When you think about it, none of us would have had a second date with our partner if we hadn’t both participated in a multitude of behaviors in which we conveyed our interest and encouraged the other.  We talked, we listened, we smiled, we complimented, we laughed, we agreed, we accommodated, and we took an interest in the other.   Of course, we were enjoying ourselves so we didn’t realize we were making an effort.   But effort it was, and that effort may have taken us all the way to a wedding ceremony.

Somehow we have come to believe that once we have reached that brass ring, the work is over.   So we neglect to talk, or take time to listen, and stop seeing our partner in positive light, let alone letting them know we see anything positive about them.   We become disagreeable, and belligerent.   And then, one day, all of a sudden, we aren’t “in love” any longer.   What a surprise!!!!   Where did we get the idea that the feeling wouldn’t require action to sustain it?

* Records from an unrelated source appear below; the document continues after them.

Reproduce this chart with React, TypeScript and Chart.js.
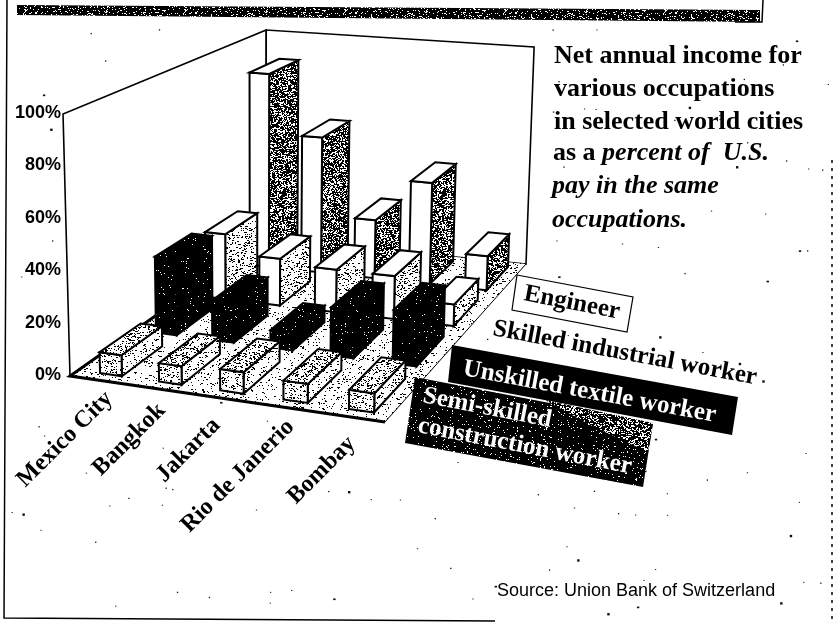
import React, { useEffect, useRef } from "react";
import { Chart, registerables } from "chart.js";

Chart.register(...registerables);

const cities = ["Mexico City", "Bangkok", "Jakarta", "Rio de Janerio", "Bombay"];
const percentTicks = [0, 20, 40, 60, 80, 100];
const engineer = [88, 61, 26, 45, 15];
const skilled = [28, 20, 18, 18, 9];
const unskilled = [31, 16, 7, 19, 21];
const semiSkilled = [8, 7, 8, 7, 7];
const seriesNames = ["Engineer", "Skilled industrial worker", "Unskilled textile worker", "Semi-skilled construction worker"];
const captionLines = ["Net annual income for", "various occupations", "in selected world cities"];
const captionItalicLines = ["pay in the same", "occupations."];
const sourceNote = "Source: Union Bank of Switzerland";

const SERIF = '"Liberation Serif", serif';
const SANS = '"Liberation Sans", sans-serif';

function stipple(density: number, ink = "#000", paper = "#fff", size = 160) {
  const c = document.createElement("canvas");
  c.width = size;
  c.height = size;
  const g = c.getContext("2d")!;
  g.fillStyle = paper;
  g.fillRect(0, 0, size, size);
  g.fillStyle = ink;
  let seed = Math.round(density * 1000) + 77;
  const next = () => {
    seed = (seed * 1664525 + 1013904223) >>> 0;
    return seed / 4294967296;
  };
  for (let y = 0; y < size; y++) {
    for (let x = 0; x < size; x++) {
      if (next() < density) g.fillRect(x, y, next() < 0.3 ? 2 : 1, 1);
    }
  }
  return g.createPattern(c, "repeat")!;
}

const threeD = {
  id: "threeD",
  beforeDatasetsDraw(chart: any) {
    const { ctx, chartArea, scales } = chart;
    const xs = scales.x;
    const ys = scales.y;
    const L = chartArea.left;
    const W = chartArea.right - chartArea.left;

    // floor homography from the unit square (front-left is the chart area corner)
    const x0 = L, y0 = chartArea.bottom + 1, x1 = chartArea.right, y1 = 422, x2 = 526, y2 = 264, x3 = 266, y3 = 238;
    const dx1 = x1 - x2, dx2 = x3 - x2, sx = x0 - x1 + x2 - x3;
    const dy1 = y1 - y2, dy2 = y3 - y2, sy = y0 - y1 + y2 - y3;
    const det = dx1 * dy2 - dx2 * dy1;
    const g = (sx * dy2 - dx2 * sy) / det;
    const h = (dx1 * sy - sx * dy1) / det;
    const a = x1 - x0 + g * x1, b = x3 - x0 + h * x3;
    const d = y1 - y0 + g * y1, e = y3 - y0 + h * y3;
    const H0 = ys.getPixelForValue(0) - ys.getPixelForValue(100);
    const invB = 1 / 217 - 1 / 208;
    const invC = 1 / 208 - 1 / 262;

    const proj = (u: number, v: number, val: number) => {
      const w = g * u + h * v + 1;
      const bx = (a * u + b * v + x0) / w;
      const by = (d * u + e * v + y0) / w;
      const full = 1 / (1 / H0 + invB * u + invC * v);
      const hp = ((ys.getPixelForValue(0) - ys.getPixelForValue(val)) / H0) * full;
      return [bx + ((bx - 258) * hp) / (7434 - by), by - hp] as const;
    };

    const poly = (pts: readonly (readonly [number, number])[], fill: any, lw = 2, stroke = "#000") => {
      ctx.beginPath();
      pts.forEach((p, i) => (i ? ctx.lineTo(p[0], p[1]) : ctx.moveTo(p[0], p[1])));
      ctx.closePath();
      if (fill) {
        ctx.fillStyle = fill;
        ctx.fill();
      }
      if (lw) {
        ctx.lineWidth = lw;
        ctx.strokeStyle = stroke;
        ctx.stroke();
      }
    };

    ctx.save();
    ctx.lineJoin = "miter";

    // paper specks
    let seed = 4242;
    const rnd = () => {
      seed = (seed * 1664525 + 1013904223) >>> 0;
      return seed / 4294967296;
    };
    ctx.fillStyle = "#111";
    for (let i = 0; i < 190; i++) {
      const px = 10 + rnd() * 820, py = 24 + rnd() * 590, s = rnd() < 0.25 ? 2.4 : 1.3;
      ctx.fillRect(px, py, s, s * (rnd() < 0.5 ? 1 : 0.7));
    }

    // scan frame
    poly([[17, 5], [760, 10], [760, 22], [17, 15]], stipple(0.82), 0);
    ctx.strokeStyle = "#000";
    ctx.lineWidth = 1.5;
    ctx.beginPath();
    ctx.moveTo(7, 0);
    ctx.lineTo(4, 618);
    ctx.lineTo(495, 621);
    ctx.moveTo(763, 0);
    ctx.lineTo(762, 22);
    ctx.lineTo(735, 22);
    ctx.stroke();
    ctx.setLineDash([3, 5]);
    ctx.beginPath();
    ctx.moveTo(832, 160);
    ctx.lineTo(832, 624);
    ctx.stroke();
    ctx.setLineDash([]);

    // walls and floor
    poly([proj(0, 0, 0), proj(0, 1, 0), proj(0, 1, 100), proj(0, 0, 100)], "#fff", 1.6);
    poly([proj(0, 1, 0), proj(1, 1, 0), proj(1, 1, 100), proj(0, 1, 100)], "#fff", 1.6);
    poly([proj(0, 0, 0), proj(1, 0, 0), proj(1, 1, 0), proj(0, 1, 0)], stipple(0.07), 0);
    ctx.lineWidth = 3;
    ctx.strokeStyle = "#000";
    ctx.beginPath();
    ctx.moveTo(...proj(0, 1, 0));
    ctx.lineTo(...proj(0, 0, 0));
    ctx.lineTo(...proj(1, 0, 0));
    ctx.stroke();
    ctx.lineWidth = 1;
    ctx.beginPath();
    ctx.moveTo(...proj(1, 0, 0));
    ctx.lineTo(...proj(1, 1, 0));
    ctx.stroke();

    // boxes, back row to front row
    const face = [
      { front: "#fff", side: stipple(0.55), top: "#fff" },
      { front: "#fff", side: stipple(0.15), top: "#fff" },
      { front: stipple(0.97), side: stipple(0.97), top: stipple(0.97) },
      { front: stipple(0.13), side: stipple(0.09), top: stipple(0.22) },
    ];
    const nRows = chart.data.datasets.length;
    chart.data.datasets.forEach((ds: any, di: number) => {
      const vc = (nRows - 1 - di + 0.5) / nRows;
      const v0 = vc - 0.09, v1 = vc + 0.09;
      ds.data.forEach((val: number, i: number) => {
        const uc = (xs.getPixelForValue(i) - L) / W + 0.012;
        const u0 = uc - 0.0375, u1 = uc + 0.0375;
        const f = face[di];
        poly([proj(u1, v0, 0), proj(u1, v1, 0), proj(u1, v1, val), proj(u1, v0, val)], f.side);
        poly([proj(u0, v0, 0), proj(u1, v0, 0), proj(u1, v0, val), proj(u0, v0, val)], f.front);
        poly([proj(u0, v0, val), proj(u1, v0, val), proj(u1, v1, val), proj(u0, v1, val)], f.top);
      });
    });

    // city labels along the floor's front edge
    const nudgeX = [10, 3, -4, 6, 1];
    const nudgeY = [15, 18, 24, 16, 23];
    ctx.fillStyle = "#000";
    ctx.font = `bold 24px ${SERIF}`;
    ctx.textAlign = "right";
    ctx.textBaseline = "middle";
    cities.forEach((name, i) => {
      const u = (xs.getPixelForValue(i) - L) / W;
      const p = proj(u, 0, 0);
      ctx.save();
      ctx.translate(p[0] + nudgeX[i], p[1] + nudgeY[i]);
      ctx.rotate(-Math.PI / 4);
      ctx.fillText(name, 0, 0);
      ctx.restore();
    });

    // caption
    ctx.textAlign = "left";
    ctx.textBaseline = "alphabetic";
    ctx.font = `bold 26px ${SERIF}`;
    captionLines.forEach((t, i) => ctx.fillText(t, 554, 63 + i * 33));
    ctx.fillText("as a ", 553, 160);
    const asW = ctx.measureText("as a ").width;
    ctx.font = `italic bold 26px ${SERIF}`;
    ctx.fillText("percent of  U.S.", 553 + asW, 160);
    captionItalicLines.forEach((t, i) => ctx.fillText(t, 552, 193 + i * 34));

    // source
    ctx.font = `18px ${SANS}`;
    ctx.fillText(sourceNote, 497, 596);

    // legend, tilted along the floor
    const tilt = (deg: number, ox: number, oy: number, fn: () => void) => {
      ctx.save();
      ctx.translate(ox, oy);
      ctx.rotate((deg * Math.PI) / 180);
      fn();
      ctx.restore();
    };
    poly([[517, 275], [633, 297], [627, 332], [512, 310]], "#fff", 1.2);
    poly([[452, 345], [738, 397], [732, 435], [448, 382]], "#000", 0);
    poly([[415, 377], [653, 423], [643, 487], [405, 443]], stipple(0.94), 0);
    poly([[545, 400], [653, 423], [648, 452], [590, 425]], stipple(0.6), 0);

    ctx.font = `bold 25px ${SERIF}`;
    ctx.fillStyle = "#000";
    tilt(11, 523, 300, () => ctx.fillText(seriesNames[0], 0, 0));
    tilt(10.6, 492, 335, () => ctx.fillText(seriesNames[1], 0, 0));
    ctx.fillStyle = "#fff";
    tilt(10.5, 462, 375, () => ctx.fillText(seriesNames[2], 0, 0));
    const semi = seriesNames[3].split(" ");
    tilt(11, 422, 402, () => ctx.fillText(semi[0], 0, 0));
    tilt(11, 417, 432, () => ctx.fillText(semi.slice(1).join(" "), 0, 0));

    ctx.restore();
  },
};

export default function App() {
  const ref = useRef<HTMLCanvasElement>(null);
  useEffect(() => {
    const chart = new Chart(ref.current!, {
      type: "bar",
      data: {
        labels: cities,
        datasets: [engineer, skilled, unskilled, semiSkilled].map((data, i) => ({
          label: seriesNames[i],
          data,
          backgroundColor: "rgba(0,0,0,0)",
          borderWidth: 0,
        })),
      },
      options: {
        responsive: false,
        animation: false,
        layout: { padding: { left: 0, top: 113, right: 449, bottom: 249 } },
        plugins: { legend: { display: false }, tooltip: { enabled: false }, title: { display: false } },
        scales: {
          x: { display: false },
          y: {
            min: 0,
            max: 100,
            afterBuildTicks: (s: any) => {
              s.ticks = percentTicks.map((value) => ({ value }));
            },
            afterFit: (s: any) => {
              s.width = 70;
            },
            border: { display: false },
            grid: { display: false, drawTicks: false },
            ticks: {
              padding: 9,
              color: "#000",
              font: { family: "Liberation Sans", size: 18, weight: "bold" },
              callback: (v: any) => `${v}%`,
            },
          },
        },
      },
      plugins: [threeD],
    } as any);
    return () => chart.destroy();
  }, []);
  return (
    <div style={{ position: "absolute", left: 0, top: 0, width: 834, height: 624, background: "#fff" }}>
      <canvas ref={ref} width={834} height={624} style={{ display: "block" }} />
    </div>
  );
}
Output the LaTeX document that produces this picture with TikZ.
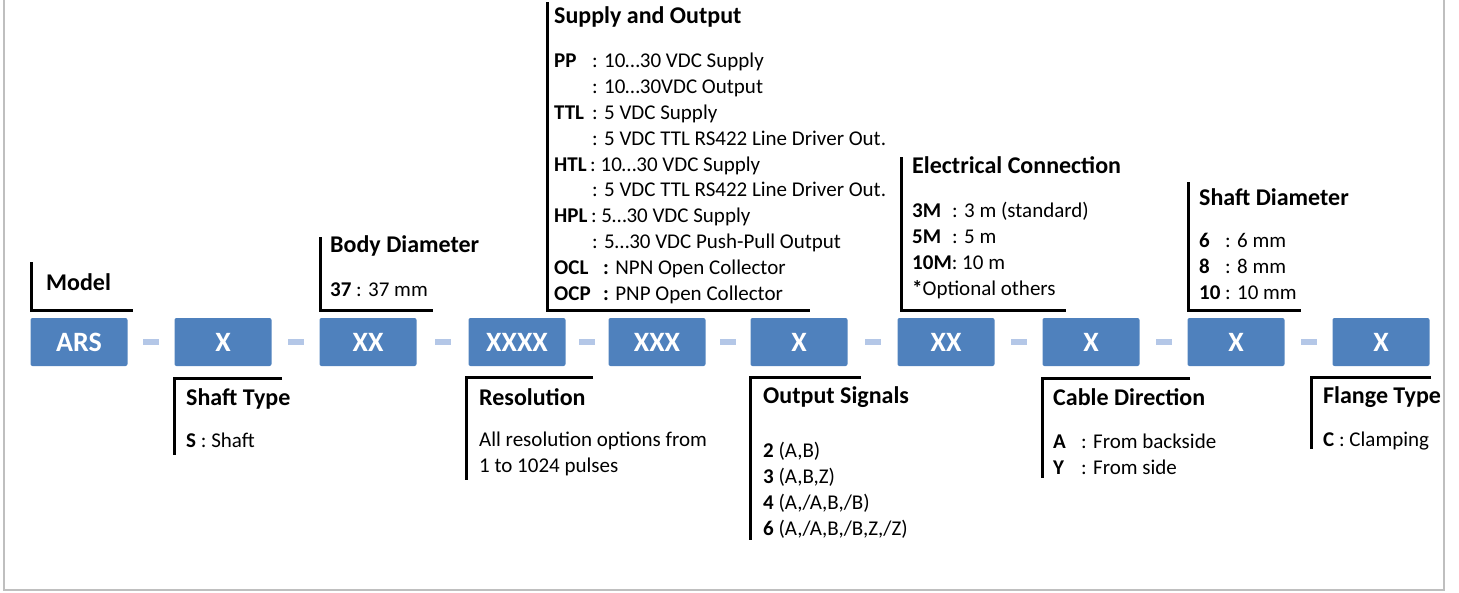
\documentclass[tikz,border=0pt]{standalone}
\usepackage{fontspec}
\setmainfont{Carlito}
\usetikzlibrary{positioning,calc}
\definecolor{codeblue}{HTML}{4F81BD}
\definecolor{dashblue}{HTML}{B4C7E7}
\definecolor{framegray}{HTML}{BFBFBF}
\newcommand{\kw}[2]{\makebox[#1][l]{\bfseries #2}}

\begin{document}
\begin{tikzpicture}[
  x = 1pt, y = -1pt,
  code/.style = {rectangle, fill=codeblue, rounded corners=2pt, text=white,
                 minimum width=97pt, minimum height=48pt, inner sep=0pt,
                 font=\fontsize{28}{32}\selectfont\bfseries},
  sep/.style = {rectangle, fill=dashblue, minimum width=16pt,
                minimum height=6pt, inner sep=0pt},
  ttl/.style = {anchor=base west, inner sep=0pt,
                font=\fontsize{24}{29}\selectfont\bfseries},
  txt/.style = {anchor=base west, inner sep=0pt, align=left,
                font=\fontsize{21}{25.8}\selectfont},
  bracket/.style = {line width=3pt}
]
\useasboundingbox (0,0) rectangle (1459,592);
\draw[framegray, line width=2pt] (3.5,-10) -- (3.5,590) -- (1443.5,590) -- (1443.5,-10);

% ───────── code row ─────────
\foreach \cx/\lab [count=\i from 0] in {79/ARS, 223/X, 368/XX, 517/XXXX, 657/XXX,
                                       799/X, 946/XX, 1091/X, 1236/X, 1381/X}
  \node[code] (m\i) at (\cx,342) {\lab};
\foreach \i [evaluate=\i as \j using int(\i+1)] in {0,...,8}
  \node[sep] (d\i) at ($(m\i.east)!0.5!(m\j.west)$) {};

% ───────── labels above ─────────
% (multi-line texts sit on the baseline of their last line)
\node[ttl] (model) at (46,290) {Model};
\draw[bracket] (31,262) |- (133,310);

\node[ttl] (body) at (330,252) {Body Diameter};
\node[txt] (bodyopt) at (330,296) {\textbf{37} : 37 mm};
\draw[bracket] (320,237) |- (433,310);

\node[ttl] (supply) at (554,23) {Supply and Output};
\node[txt] (supplyopt) at (554,300) {\kw{38pt}{PP}: 10…30 VDC Supply\\
  \kw{38pt}{}: 10…30VDC Output\\
  \kw{38pt}{TTL}: 5 VDC Supply\\
  \kw{38pt}{}: 5 VDC TTL RS422 Line Driver Out.\\
  \textbf{HTL}\,: 10…30 VDC Supply\\
  \kw{38pt}{}: 5 VDC TTL RS422 Line Driver Out.\\
  \textbf{HPL}\,: 5…30 VDC Supply\\
  \kw{38pt}{}: 5…30 VDC Push-Pull Output\\
  \kw{49pt}{OCL}\textbf{:} NPN Open Collector\\
  \kw{49pt}{OCP}\textbf{:} PNP Open Collector};
\draw[bracket] (547,2) |- (810,310);

\node[ttl] (elec) at (912,173) {Electrical Connection};
\node[txt] (elecopt) at (912,295) {\kw{40pt}{3M}: 3 m (standard)\\
  \kw{40pt}{5M}: 5 m\\
  \textbf{10M}: 10 m\\
  \textbf{*}Optional others};
\draw[bracket] (901,157) |- (1066,310);

\node[ttl] (sdia) at (1199,205) {Shaft Diameter};
\node[txt] (sdiaopt) at (1199,299) {\kw{26pt}{6}: 6 mm\\
  \kw{26pt}{8}: 8 mm\\
  \kw{26pt}{10}: 10 mm};
\draw[bracket] (1188,182) |- (1301,310);

% ───────── labels below ─────────
\node[ttl] (stype) at (186,405) {Shaft Type};
\node[txt] (stypeopt) at (186,447) {\textbf{S} : Shaft};
\draw[bracket] (282,378) -| (174,455);

\node[ttl] (res) at (479,405) {Resolution};
\node[txt] (resopt) at (479,472) {All resolution options from\\1 to 1024 pulses};
\draw[bracket] (593,377) -| (466,480);

\node[ttl] (sig) at (763,403) {Output Signals};
\node[txt] (sigopt) at (763,535) {\textbf{2} (A,B)\\
  \textbf{3} (A,B,Z)\\
  \textbf{4} (A,/A,B,/B)\\
  \textbf{6} (A,/A,B,/B,Z,/Z)};
\draw[bracket] (861,377) -| (750,540);

\node[ttl] (cable) at (1053,405) {Cable Direction};
\node[txt] (cableopt) at (1053,474) {\kw{28pt}{A}: From backside\\
  \kw{28pt}{Y}: From side};
\draw[bracket] (1190,378) -| (1042,478);

\node[ttl] (flange) at (1323,403) {Flange Type};
\node[txt] (flangeopt) at (1323,446) {\textbf{C} : Clamping};
\draw[bracket] (1431,377) -| (1311,449);
\end{tikzpicture}
\end{document}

What disturbs me, however, isn’t even how we have come to believe these myths about the nature of love.  I read the fairy tales, I watched Disney, I’ve seen enough Meg Ryan movies to be mythologized by the happily ever after illusion.  What frustrates me is how we have come to think that somehow, when that feeling ends,  that we cannot revive it by being willing to give the same kind of effort as we once did to the relationship in the beginning.  If we have a plant that is wilting in the corner of the room, and there is a little green left in the stem, all it takes is the desire to bring it back to life by, once again, watering, feeding and nourishing it.  Simple acts such as listening, talking, smiling, complimenting, laughing, agreeing and accommodating, as we did in the beginning, are water and food to a loving relationship.

Maybe we don’t want to give it that effort.   Perhaps we are eyeing a prettier plant in the store window.   Or possibly we have filled our head with so many negative thoughts about our partner so we are now incapable of saying or seeing something positive.  If we tried to talk, did we talk from the heart or merely yell our dissatisfaction to one another? Throwing out a revivable philodendron is one thing, but discarding a relationship has repercussions the rest of our lives.

My 5 year old niece was watching a Disney film.  Cinderella and the Prince were wrapping it up, and I heard the narrator say: “And they lived happily ever after”.  I told her, “Well, now the real work begins!  Tomorrow they will have to begin talking together and making decisions: where to go for the honeymoon, how much to spend, how much time to take off from work, who does the laundry!  Now the struggle really begins.”  It may have been a bit much for my 5 year old niece to grasp, but, you get my point!